Now that you’ve emptied your suitcase of all unnecessary clothing, you’ll have plenty of space to carry the real essentials: high SPF sunscreen, mosquito repellent, a hat, sunglasses, a photocopy of your passport, and comfortable shoes.

  1. Take Public Transport

Rio de Janeiro is an increasingly modern city, and the Olympics are obviously contributing to that rather intensely, so public transport is well-organized, and generally all tourist attractions are well connected. There are two subway lines joining the North and South of the city, where you’ll travel comfortably in climate controlled cars for which you’ll need a single ticket (R$3,70).

You can also take the bus for R$3,80 with lines joining the historical center and the South Zone.

Taxis are another good option for moving through Rio. They’re painted yellow and tend to be quite modern and safe, as they all have a taximeter to prevent any fare-related confusion.

  1. Avoid Large Crowds

We’re not going to lie here: if you’re going to Rio in August 2016, you won’t find yourself alone there. The Wonderful City is expecting half a million foreign tourists to flock by for the 2016 Olympics, so chances are high that you may run into some of your country mates while strolling down the beaches of  Copacabana or visiting the statue of Christ the Redeemer.
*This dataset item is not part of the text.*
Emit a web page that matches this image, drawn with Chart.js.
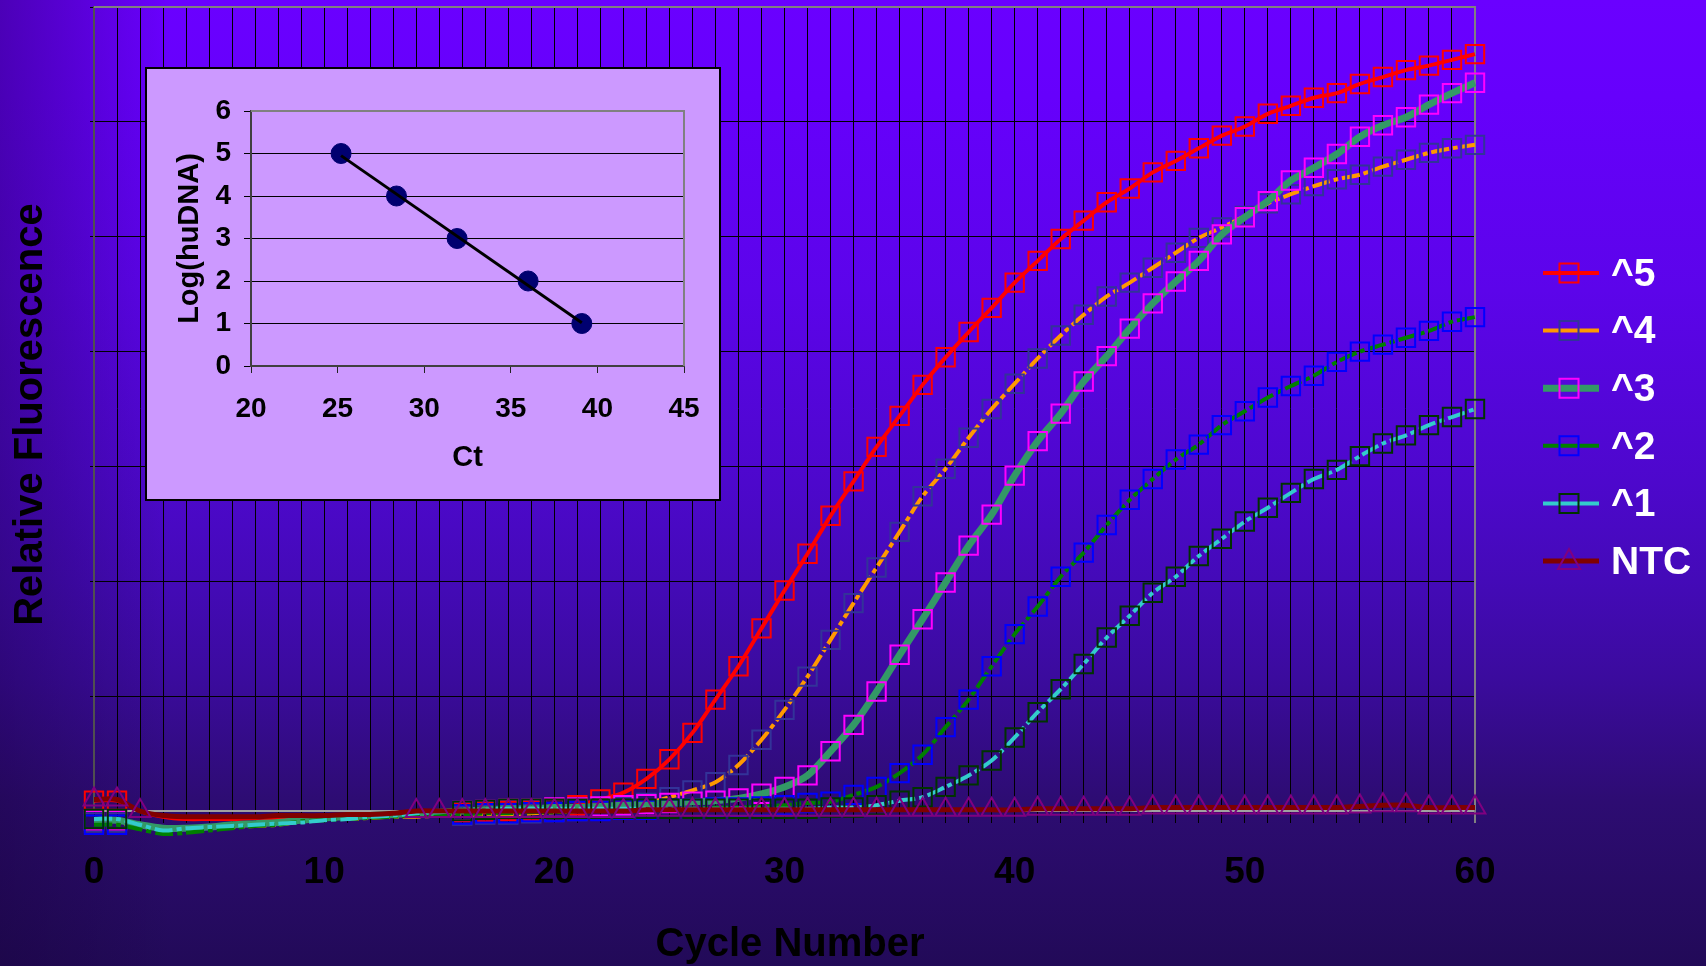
<!DOCTYPE html>
<html><head><meta charset="utf-8">
<script src="https://cdn.jsdelivr.net/npm/chart.js@4/dist/chart.umd.min.js"></script>
<style>
html,body{margin:0;padding:0;width:1706px;height:966px;overflow:hidden;background:#3a0aa0;}
#main{position:absolute;left:0;top:0;}
#inset{position:absolute;left:145px;top:67px;}
</style></head><body>
<canvas id="main" width="1706" height="966"></canvas>
<canvas id="inset" width="576" height="434"></canvas>
<script>
// ---------- data ----------
const cycles = [0,1,2,3,4,5,6,7,8,9,10,11,12,13,14,15,16,17,18,19,20,21,22,23,24,25,26,27,28,29,30,
  31,32,33,34,35,36,37,38,39,40,41,42,43,44,45,46,47,48,49,50,51,52,53,54,55,56,57,58,59,60];
const seriesNames = ['^5','^4','^3','^2','^1','NTC'];
const e5 = [0.09,0.09,0.0,-0.05,-0.07,-0.07,-0.07,-0.06,-0.06,-0.05,-0.04,-0.04,-0.03,-0.03,-0.02,-0.02,-0.01,-0.01,0.0,0.0,0.02,0.05,0.10,0.16,0.28,0.45,0.68,0.97,1.26,1.59,1.92,
  2.24,2.57,2.87,3.17,3.44,3.71,3.95,4.17,4.38,4.60,4.79,4.98,5.14,5.30,5.42,5.56,5.66,5.77,5.88,5.96,6.07,6.14,6.21,6.25,6.33,6.39,6.45,6.49,6.54,6.59];
const e4 = [-0.10,-0.10,-0.14,-0.16,-0.16,-0.15,-0.14,-0.13,-0.12,-0.09,-0.07,-0.07,-0.06,-0.05,-0.05,-0.04,-0.04,-0.03,-0.03,-0.02,-0.01,0.0,0.02,0.04,0.07,0.12,0.18,0.25,0.40,0.62,0.88,
  1.17,1.49,1.81,2.12,2.43,2.74,2.98,3.25,3.50,3.72,3.94,4.14,4.32,4.48,4.60,4.73,4.86,4.99,5.08,5.18,5.29,5.37,5.44,5.50,5.54,5.61,5.67,5.73,5.77,5.80];
const e3 = [-0.08,-0.08,-0.12,-0.15,-0.15,-0.14,-0.12,-0.11,-0.10,-0.08,-0.06,-0.05,-0.04,-0.03,-0.02,-0.01,0.0,0.01,0.02,0.02,0.03,0.03,0.04,0.05,0.06,0.07,0.08,0.09,0.11,0.15,0.21,
  0.31,0.52,0.75,1.04,1.36,1.67,1.99,2.31,2.58,2.92,3.22,3.46,3.74,3.96,4.20,4.42,4.61,4.79,5.02,5.17,5.31,5.49,5.60,5.72,5.87,5.97,6.04,6.15,6.25,6.34];
const e2 = [-0.12,-0.12,-0.16,-0.20,-0.19,-0.17,-0.15,-0.13,-0.12,-0.09,-0.08,-0.07,-0.06,-0.05,-0.04,-0.03,-0.03,-0.02,-0.02,-0.01,-0.01,0.0,0.0,0.01,0.01,0.02,0.02,0.03,0.03,0.04,0.05,
  0.07,0.08,0.14,0.21,0.33,0.49,0.73,0.97,1.26,1.54,1.78,2.04,2.25,2.49,2.71,2.89,3.06,3.19,3.36,3.48,3.60,3.70,3.79,3.91,4.00,4.06,4.12,4.18,4.26,4.30];
const e1 = [-0.07,-0.07,-0.12,-0.17,-0.15,-0.14,-0.13,-0.12,-0.11,-0.10,-0.08,-0.07,-0.05,-0.04,-0.02,-0.01,0.0,0.01,0.02,0.02,0.02,0.02,0.02,0.02,0.02,0.02,0.02,0.02,0.02,0.02,0.02,
  0.02,0.03,0.03,0.05,0.09,0.12,0.21,0.31,0.44,0.64,0.86,1.06,1.28,1.51,1.70,1.90,2.04,2.22,2.37,2.52,2.64,2.77,2.89,2.97,3.09,3.20,3.27,3.36,3.43,3.50];
const ntc = [0.10,0.10,0.0,-0.04,-0.05,-0.05,-0.05,-0.05,-0.04,-0.04,-0.04,-0.03,-0.03,-0.02,0.0,0.0,0.0,0.0,0.0,0.0,0.0,0.0,0.0,0.0,0.01,0.01,0.01,0.01,0.01,0.01,0.01,
  0.01,0.01,0.01,0.01,0.01,0.01,0.01,0.01,0.01,0.01,0.02,0.02,0.02,0.02,0.02,0.03,0.03,0.03,0.03,0.03,0.03,0.03,0.03,0.03,0.04,0.05,0.05,0.03,0.03,0.03];
const xTicks = [0,10,20,30,40,50,60];

// inset (standard curve)
const ctValues = [25.2, 28.4, 31.9, 36.0, 39.1];
const logDNA = [5, 4, 3, 2, 1];
const trendCt = [25.2, 39.1];
const trendLog = [4.95, 1.02];
const insetXTicks = [20,25,30,35,40,45];
const insetYTicks = [0,1,2,3,4,5,6];

// ---------- styles ----------
Chart.defaults.font.family = "'Liberation Sans', Arial, sans-serif";
const styles = [
  {line:'#ff0000', mark:'#ff0000', w:4, dash:[], shape:'rect'},
  {line:'#ff9900', mark:'#333399', w:4, dash:[18,4,5,4], shape:'rect'},
  {line:'#339966', mark:'#ff00ff', w:7, dash:[], shape:'rect'},
  {line:'#008000', mark:'#0000ff', w:4, dash:[18,4,5,4], shape:'rect'},
  {line:'#33cccc', mark:'#003300', w:4, dash:[18,4,5,4], shape:'rect'},
  {line:'#800000', mark:'#800080', w:5, dash:[], shape:'triangle'}
];
const allSeries = [e5, e4, e3, e2, e1, ntc];
const datasets = allSeries.map((arr, i) => ({
  label: seriesNames[i],
  data: cycles.map((c, k) => ({x: c, y: arr[k]})),
  borderColor: styles[i].line,
  borderWidth: styles[i].w,
  borderDash: styles[i].dash,
  pointStyle: styles[i].shape,
  pointBorderColor: styles[i].mark,
  pointBackgroundColor: 'rgba(0,0,0,0)',
  pointBorderWidth: 2,
  pointRadius: ctx => {
    const x = ctx.raw ? ctx.raw.x : 0;
    if (styles[i].shape === 'triangle') return (x >= 3 && x <= 13) ? 0 : 12;
    return (x >= 2 && x <= 15) ? 0 : 13;
  },
  fill: false,
  tension: 0.3,
  clip: false,
  order: 10 - i
}));

const bgPlugin = {
  id: 'bg',
  beforeDraw(chart) {
    const {ctx, width, height} = chart;
    ctx.save();
    const g = ctx.createLinearGradient(0, 0, 0, height);
    g.addColorStop(0, '#6a00ff');
    g.addColorStop(0.1, '#6600fc');
    g.addColorStop(0.3, '#5c04ea');
    g.addColorStop(0.5, '#4d08cc');
    g.addColorStop(0.6, '#440ab8');
    g.addColorStop(0.7, '#3b0b9e');
    g.addColorStop(0.83, '#2d0c72');
    g.addColorStop(1, '#220a58');
    ctx.fillStyle = g;
    ctx.fillRect(0, 0, width, height);
    const h = ctx.createLinearGradient(0, 0, 170, 0);
    h.addColorStop(0, 'rgba(20,0,50,0.35)');
    h.addColorStop(1, 'rgba(20,0,50,0)');
    ctx.fillStyle = h;
    ctx.fillRect(0, 0, 170, height);
    ctx.restore();
  }
};
const framePlugin = {
  id: 'frame',
  beforeDatasetsDraw(chart) {
    const {ctx, chartArea: a} = chart;
    ctx.save();
    ctx.strokeStyle = '#808080';
    ctx.lineWidth = 2;
    ctx.beginPath();
    ctx.moveTo(a.left, a.top);
    ctx.lineTo(a.right, a.top);
    ctx.lineTo(a.right, a.bottom + 12);
    ctx.stroke();
    ctx.restore();
  }
};
const legendPlugin = {
  id: 'customLegend',
  afterDraw(chart) {
    const {ctx} = chart;
    const ds = chart.data.datasets;
    ctx.save();
    ds.forEach((d, i) => {
      const y = 273 + i * 57.6;
      ctx.setLineDash([]);
      ctx.strokeStyle = d.borderColor;
      ctx.lineWidth = d.borderWidth;
      ctx.beginPath();
      ctx.moveTo(1543, y); ctx.lineTo(1599, y); ctx.stroke();
      ctx.strokeStyle = d.pointBorderColor;
      ctx.lineWidth = 2;
      ctx.beginPath();
      if (d.pointStyle === 'triangle') {
        ctx.moveTo(1569, y - 12); ctx.lineTo(1580, y + 8); ctx.lineTo(1558, y + 8); ctx.closePath();
      } else {
        ctx.rect(1559.5, y - 9.5, 19, 19);
      }
      ctx.stroke();
      ctx.fillStyle = '#ffffff';
      ctx.font = "bold 39px 'Liberation Sans', Arial, sans-serif";
      ctx.textBaseline = 'middle';
      ctx.textAlign = 'left';
      ctx.fillText(d.label, 1611, y + 2);
    });
    ctx.restore();
  }
};

new Chart(document.getElementById('main'), {
  type: 'line',
  data: {datasets},
  options: {
    responsive: false, animation: false, events: [],
    layout: {autoPadding: false, padding: {left: 0, right: 231, top: 7, bottom: 0}},
    plugins: {legend: {display: false}, tooltip: {enabled: false}},
    scales: {
      x: {
        type: 'linear', min: 0, max: 60,
        afterFit(s) { s.height = 155; },
        afterBuildTicks(s) { s.ticks = cycles.map(v => ({value: v})); },
        ticks: {autoSkip: false, maxRotation: 0, color: '#000', padding: 28,
          font: {size: 37, weight: 'bold'},
          callback: v => xTicks.includes(v) ? String(v) : ''},
        grid: {color: '#000', lineWidth: 1, tickLength: 12},
        border: {color: '#a0a0a0', width: 2},
        title: {display: true, text: ' Cycle Number', color: '#000',
          font: {size: 40, weight: 'bold', lineHeight: 1}, padding: {top: 0, bottom: 1}}
      },
      y: {
        min: 0, max: 7,
        afterFit(s) { s.width = 94; s.paddingTop = 0; s.paddingBottom = 0; },
        ticks: {stepSize: 1, display: false},
        grid: {color: '#000', lineWidth: 1, tickLength: 4},
        border: {color: '#505050', width: 2},
        title: {display: true, text: 'Relative Fluorescence ', color: '#000',
          font: {size: 40, weight: 'bold', lineHeight: 1.2}, padding: {top: 7, bottom: 0}}
      }
    }
  },
  plugins: [bgPlugin, framePlugin, legendPlugin]
});

// ---------- inset ----------
const insetBg = {
  id: 'insetBg',
  beforeDraw(chart) {
    const {ctx, width, height} = chart;
    ctx.save();
    ctx.fillStyle = '#cc99ff';
    ctx.fillRect(0, 0, width, height);
    ctx.restore();
  },
  beforeDatasetsDraw(chart) {
    const {ctx, chartArea: a} = chart;
    ctx.save();
    ctx.strokeStyle = '#808080';
    ctx.lineWidth = 2;
    ctx.beginPath();
    ctx.moveTo(a.left, a.top); ctx.lineTo(a.right, a.top); ctx.lineTo(a.right, a.bottom);
    ctx.stroke();
    ctx.restore();
  },
  afterDraw(chart) {
    const {ctx, width, height} = chart;
    ctx.save();
    ctx.strokeStyle = '#000';
    ctx.lineWidth = 2;
    ctx.strokeRect(1, 1, width - 2, height - 2);
    ctx.restore();
  }
};
new Chart(document.getElementById('inset'), {
  type: 'scatter',
  data: {datasets: [
    {label: 'fit', data: trendCt.map((x, i) => ({x, y: trendLog[i]})), showLine: true,
     borderColor: '#000', borderWidth: 3, pointRadius: 0, order: 1},
    {label: 'Log(huDNA)', data: ctValues.map((x, i) => ({x, y: logDNA[i]})),
     pointRadius: 10, pointBackgroundColor: '#000070', pointBorderColor: '#000070', pointBorderWidth: 1, order: 2}
  ]},
  options: {
    responsive: false, animation: false, events: [],
    layout: {autoPadding: false, padding: {left: 0, right: 37, top: 44, bottom: 0}},
    plugins: {legend: {display: false}, tooltip: {enabled: false}},
    scales: {
      x: {
        type: 'linear', min: 20, max: 45,
        afterFit(s) { s.height = 135; },
        afterBuildTicks(s) { s.ticks = insetXTicks.map(v => ({value: v})); },
        ticks: {color: '#000', padding: 19, font: {size: 28, weight: 'bold'}},
        grid: {drawOnChartArea: false, color: '#222', tickLength: 7},
        border: {color: '#404040', width: 2},
        title: {display: true, text: 'Ct', color: '#000',
          font: {size: 29, weight: 'bold', lineHeight: 1.2}, padding: {top: 0, bottom: 26}}
      },
      y: {
        min: 0, max: 6,
        afterFit(s) { s.width = 106; s.paddingTop = 0; s.paddingBottom = 0; },
        afterBuildTicks(s) { s.ticks = insetYTicks.map(v => ({value: v})); },
        ticks: {color: '#000', padding: 13, font: {size: 28, weight: 'bold'}},
        grid: {color: '#000', lineWidth: 1, tickLength: 7},
        border: {color: '#404040', width: 2},
        title: {display: true, text: 'Log(huDNA)', color: '#000',
          font: {size: 29, weight: 'bold', lineHeight: 1.2}, padding: {top: 28, bottom: 0}}
      }
    }
  },
  plugins: [insetBg]
});
</script>
</body></html>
Besides being overwhelming, large crowds are the perfect setting for nifty pickpockets waiting for you to space out for a second.

There’s no magic formula to make the crowds go away but we do have a good tip against that: get up early. If you want to avoid hours of queuing, forget that evening mojito and go to bed early. You’ll be glad you did.

  1. Eat Your Plate Clean

All of Latin America is renowned for its succulent gastronomy. Brazil is one of those places that will stay in your palate’s memory long after your holiday. The mix of African and Portuguese ingredients gives rise to intensely flavored creations.

Rio’s most typical dish is the Feijoada Carioca, a black bean stew with pork, sausage, rice, collard greens, and orange. Churrascos (grilled meats) are also a staple of Brazilian cuisine, as well as acarajé (a sort of deep-fried shrimp sandwich), pamoña, and vatapá or moqueca. You’ll just have to try them all.

  1. Get Carried Away with Brazilian Cheer

Well, you got up at 6am to visit the Christ, the Pão de Açúcar, and the Maracaná Stadium, so you’ve earned that treat at the end of the day: head over to any of the clubs scattered around the city and discover the electro-samba, bossa-jazz or traditional music genres with live music while you sip on an authentic caipirinha.

It’s not for nothing that Rio is known for the most active nightlife in all of South America. So get your samba du Janeiro on!